Information supplied:
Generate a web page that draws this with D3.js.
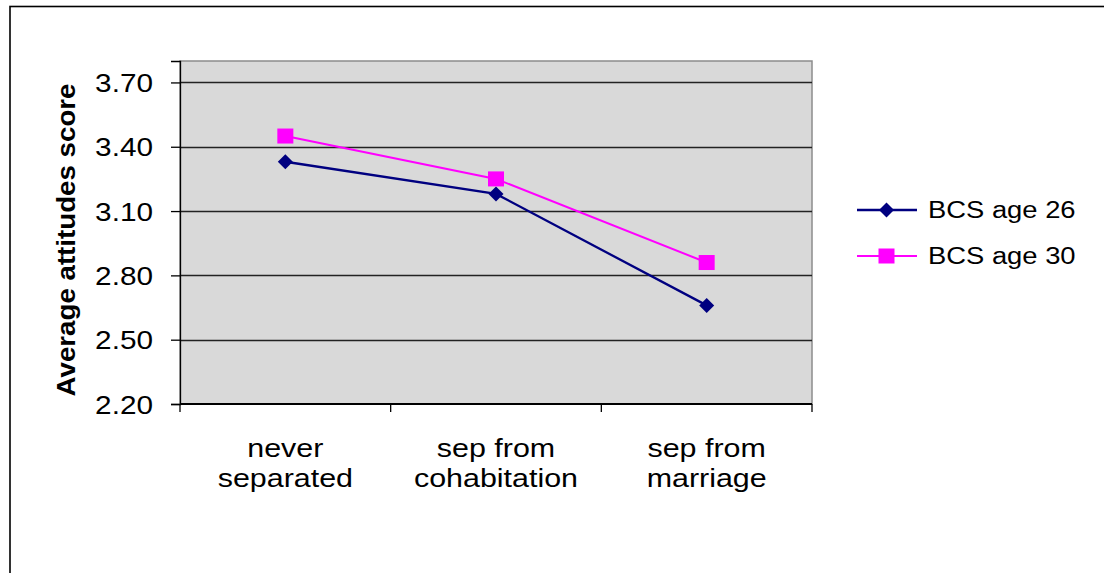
<!DOCTYPE html>
<html>
<head>
<meta charset="utf-8">
<script src="https://cdn.jsdelivr.net/npm/d3@7/dist/d3.min.js"></script>
<style>
  html, body { margin: 0; padding: 0; background: #fff; }
  svg { display: block; }
  text { font-family: "Liberation Sans", Arial, sans-serif; fill: #000; }
</style>
</head>
<body>
<svg id="chart" width="1104" height="573"></svg>
<script>
// ---- data ----
const categories = [["never", "separated"], ["sep from", "cohabitation"], ["sep from", "marriage"]];
const categoryKeys = ["never separated", "sep from cohabitation", "sep from marriage"];
const seriesNames = ["BCS age 26", "BCS age 30"];
const bcs26 = [3.33, 3.18, 2.66];
const bcs30 = [3.45, 3.25, 2.86];
const yTicks = [2.20, 2.50, 2.80, 3.10, 3.40, 3.70];
const yTitle = "Average attitudes score";

// ---- layout ----
const svg = d3.select("#chart");
const plot = { left: 180, top: 61, right: 812, bottom: 404 };
const STRETCH = 1.19;

function stretch(sel, f) {
  sel.each(function () {
    const n = this.getComputedTextLength();
    d3.select(this).attr("textLength", n * f).attr("lengthAdjust", "spacingAndGlyphs");
  });
}

// outer frame
svg.append("rect")
  .attr("x", 10).attr("y", 6.5)
  .attr("width", 1110).attr("height", 600)
  .attr("fill", "#fff").attr("stroke", "#000").attr("stroke-width", 1.6);

const x = d3.scaleBand().domain(categoryKeys).range([plot.left, plot.right]).paddingInner(0).paddingOuter(0);
const y = d3.scaleLinear().domain([2.2, 3.8]).range([plot.bottom, plot.top]);
const cx = k => x(k) + x.bandwidth() / 2;

// plot area
svg.append("rect")
  .attr("x", plot.left).attr("y", plot.top)
  .attr("width", plot.right - plot.left).attr("height", plot.bottom - plot.top)
  .attr("fill", "#d9d9d9").attr("stroke", "#8c8c8c").attr("stroke-width", 1.5);

// gridlines
svg.append("g").selectAll("line")
  .data(yTicks.slice(1))
  .join("line")
  .attr("x1", plot.left).attr("x2", plot.right)
  .attr("y1", d => Math.round(y(d)) + 0.5).attr("y2", d => Math.round(y(d)) + 0.5)
  .attr("stroke", "#222").attr("stroke-width", 1.3);

// y axis
const yAxis = svg.append("g")
  .attr("transform", `translate(${plot.left},0)`)
  .call(d3.axisLeft(y).tickValues(yTicks).tickSize(9).tickPadding(18).tickFormat(d3.format(".2f")));
yAxis.select(".domain").attr("stroke", "#000").attr("stroke-width", 1.3);
yAxis.selectAll(".tick line").attr("stroke", "#000").attr("stroke-width", 1.3);
yAxis.selectAll(".tick text")
  .attr("font-size", 25).attr("font-family", "Liberation Sans, Arial, sans-serif")
  .attr("fill", "#000").attr("dy", "0.36em")
  .call(stretch, STRETCH);

// x axis line and boundary ticks
const xb = svg.append("g");
xb.append("line")
  .attr("x1", plot.left).attr("x2", plot.right)
  .attr("y1", plot.bottom).attr("y2", plot.bottom)
  .attr("stroke", "#000").attr("stroke-width", 2);
const bounds = categoryKeys.map(k => x(k)).concat([x(categoryKeys[categoryKeys.length - 1]) + x.bandwidth()]);
xb.selectAll("line.tk").data(bounds).join("line").attr("class", "tk")
  .attr("x1", d => d).attr("x2", d => d)
  .attr("y1", plot.bottom).attr("y2", plot.bottom + 8)
  .attr("stroke", "#000").attr("stroke-width", 1.3);

// category labels
const catG = svg.append("g");
categories.forEach((lines, i) => {
  lines.forEach((ln, j) => {
    catG.append("text")
      .attr("x", cx(categoryKeys[i]))
      .attr("y", 457 + j * 30)
      .attr("text-anchor", "middle")
      .attr("font-size", 26)
      .text(ln);
  });
});
catG.selectAll("text").call(stretch, 1.17);

// y title
svg.append("text")
  .attr("transform", `translate(75,${(83 + 397) / 2}) rotate(-90)`)
  .attr("text-anchor", "middle")
  .attr("font-size", 26)
  .attr("font-weight", "bold")
  .text(yTitle)
  .call(stretch, 1.065);

// series
const series = [
  { name: seriesNames[0], values: bcs26, color: "#000080", shape: "diamond", width: 2.3 },
  { name: seriesNames[1], values: bcs30, color: "#ff00ff", shape: "square", width: 2 }
];
const line = d3.line().x((d, i) => cx(categoryKeys[i])).y(d => y(d));

function marker(g, shape, color) {
  if (shape === "diamond") {
    g.append("path").attr("d", "M0,-7.5L7.5,0L0,7.5L-7.5,0Z").attr("fill", color);
  } else {
    g.append("rect").attr("x", -8).attr("y", -7.5).attr("width", 16).attr("height", 15).attr("fill", color);
  }
}

series.forEach(s => {
  svg.append("path").datum(s.values)
    .attr("d", line).attr("fill", "none")
    .attr("stroke", s.color).attr("stroke-width", s.width);
  s.values.forEach((v, i) => {
    const g = svg.append("g").attr("transform", `translate(${cx(categoryKeys[i])},${y(v)})`);
    marker(g, s.shape, s.color);
  });
});

// legend
const legend = svg.append("g");
series.forEach((s, i) => {
  const ly = 210 + i * 46;
  legend.append("line")
    .attr("x1", 857).attr("x2", 917).attr("y1", ly).attr("y2", ly)
    .attr("stroke", s.color).attr("stroke-width", s.width);
  const g = legend.append("g").attr("transform", `translate(886.5,${ly})`);
  marker(g, s.shape, s.color);
  legend.append("text")
    .attr("x", 928).attr("y", ly + 8)
    .attr("font-size", 23)
    .text(s.name)
    .call(stretch, 1.19);
});
</script>
</body>
</html>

Aim of the task:
Exactly reproduce the run of lines from the start of the listing through the line with "const cx = k => x(k) + x.bandwidth() / 2;", inclusive; pictures are not copied.

Final answer:
Generate a web page that draws this with D3.js.
<!DOCTYPE html>
<html>
<head>
<meta charset="utf-8">
<script src="https://cdn.jsdelivr.net/npm/d3@7/dist/d3.min.js"></script>
<style>
  html, body { margin: 0; padding: 0; background: #fff; }
  svg { display: block; }
  text { font-family: "Liberation Sans", Arial, sans-serif; fill: #000; }
</style>
</head>
<body>
<svg id="chart" width="1104" height="573"></svg>
<script>
// ---- data ----
const categories = [["never", "separated"], ["sep from", "cohabitation"], ["sep from", "marriage"]];
const categoryKeys = ["never separated", "sep from cohabitation", "sep from marriage"];
const seriesNames = ["BCS age 26", "BCS age 30"];
const bcs26 = [3.33, 3.18, 2.66];
const bcs30 = [3.45, 3.25, 2.86];
const yTicks = [2.20, 2.50, 2.80, 3.10, 3.40, 3.70];
const yTitle = "Average attitudes score";

// ---- layout ----
const svg = d3.select("#chart");
const plot = { left: 180, top: 61, right: 812, bottom: 404 };
const STRETCH = 1.19;

function stretch(sel, f) {
  sel.each(function () {
    const n = this.getComputedTextLength();
    d3.select(this).attr("textLength", n * f).attr("lengthAdjust", "spacingAndGlyphs");
  });
}

// outer frame
svg.append("rect")
  .attr("x", 10).attr("y", 6.5)
  .attr("width", 1110).attr("height", 600)
  .attr("fill", "#fff").attr("stroke", "#000").attr("stroke-width", 1.6);

const x = d3.scaleBand().domain(categoryKeys).range([plot.left, plot.right]).paddingInner(0).paddingOuter(0);
const y = d3.scaleLinear().domain([2.2, 3.8]).range([plot.bottom, plot.top]);
const cx = k => x(k) + x.bandwidth() / 2;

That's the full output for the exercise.